Currently, Nigeria has one of the highest rates of child mortality in the world. While child mortality has improved in recent times in neighbouring West African countries such as Republic of Benin and Ghana, little by way of improvement has been observed in Nigeria
Physicians (density per 1 000 population) 0.28 (WHS 2007)°
Nurses (density per 1 000 population) 1.03 (WHS 2007)°
Midwives (density per 1 000 population) 0.67 (WHS 2007)°
Community health workers (density per 1 000 population) 0.91 (WHS 2007)^
Births attended by skilled health personnel (%) rural 27.1 (WHS 2007)°
Births attended by skilled health personnel (%) urban 58.8 (WHS 2007)°
So rampant is corruption in Nigeria that the list of those recently accused of engaging in bribery includes a U.S. Congressman (indicted after $90,000 of marked money was found in tinfoil-wrapped bundles in his freezer) and a Fortune 500 energy company (then run by soon-to-be Vice President Dick Cheney). Indeed, the Berlin-based group Transparency International has consistently ranked Nigeria among the world’s most corrupt countries.

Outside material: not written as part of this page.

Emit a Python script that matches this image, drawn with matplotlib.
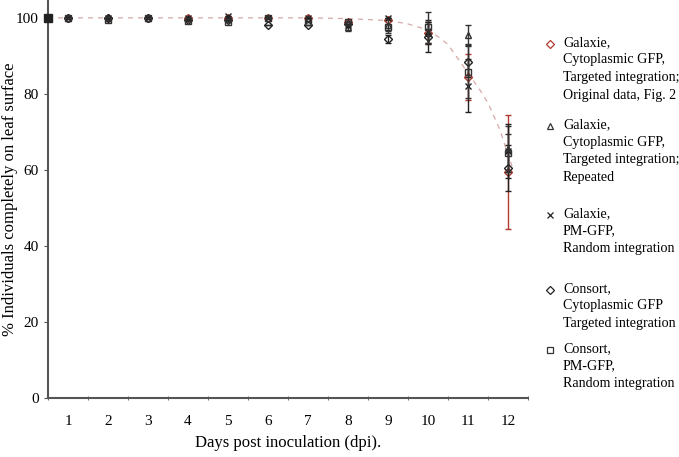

It has been often reported that over 40% of the country’s oil revenues is lost to corruption. Most Nigerians would laugh at this figure. In an interview with a regional police official I was asked to name a country more corrupt. When it became obvious that I could not, the official informed me that the prevailing attitude amongst the NPF (Nigerian Police Force) was if you can’t beat them, join them. A recent public survey placed the NPF at the top of the most corrupt institutions in Nigeria.
Nigeria is run by an elite of millionaires so corrupt and ineffective they do not deliver even basic services such as running water and electricity. Despite this, bills for said services never fail to arrive. Disenchantment is rife, not least among the 85 per cent of the nation’s graduates who are unemployed. In such circumstances extreme solutions have their attractions.
The Nigerian Taliban provides a very exciting lead in to the events of the past week in Nigeria. Sadly though most of the articles fail to address the direct link between the corruption, grinding poverty and rise of radical and desperate ideas. The uprising in Nigeria’s north has more to do with the intense level of desperation and complete lack of faith in the government and security forces, than it does with the Taliban and al Qua’ida. Without very serious efforts to counter the rampant corruption and alleviate the poverty gripping almost 90% of the populous, Nigerians will face a very unstable future.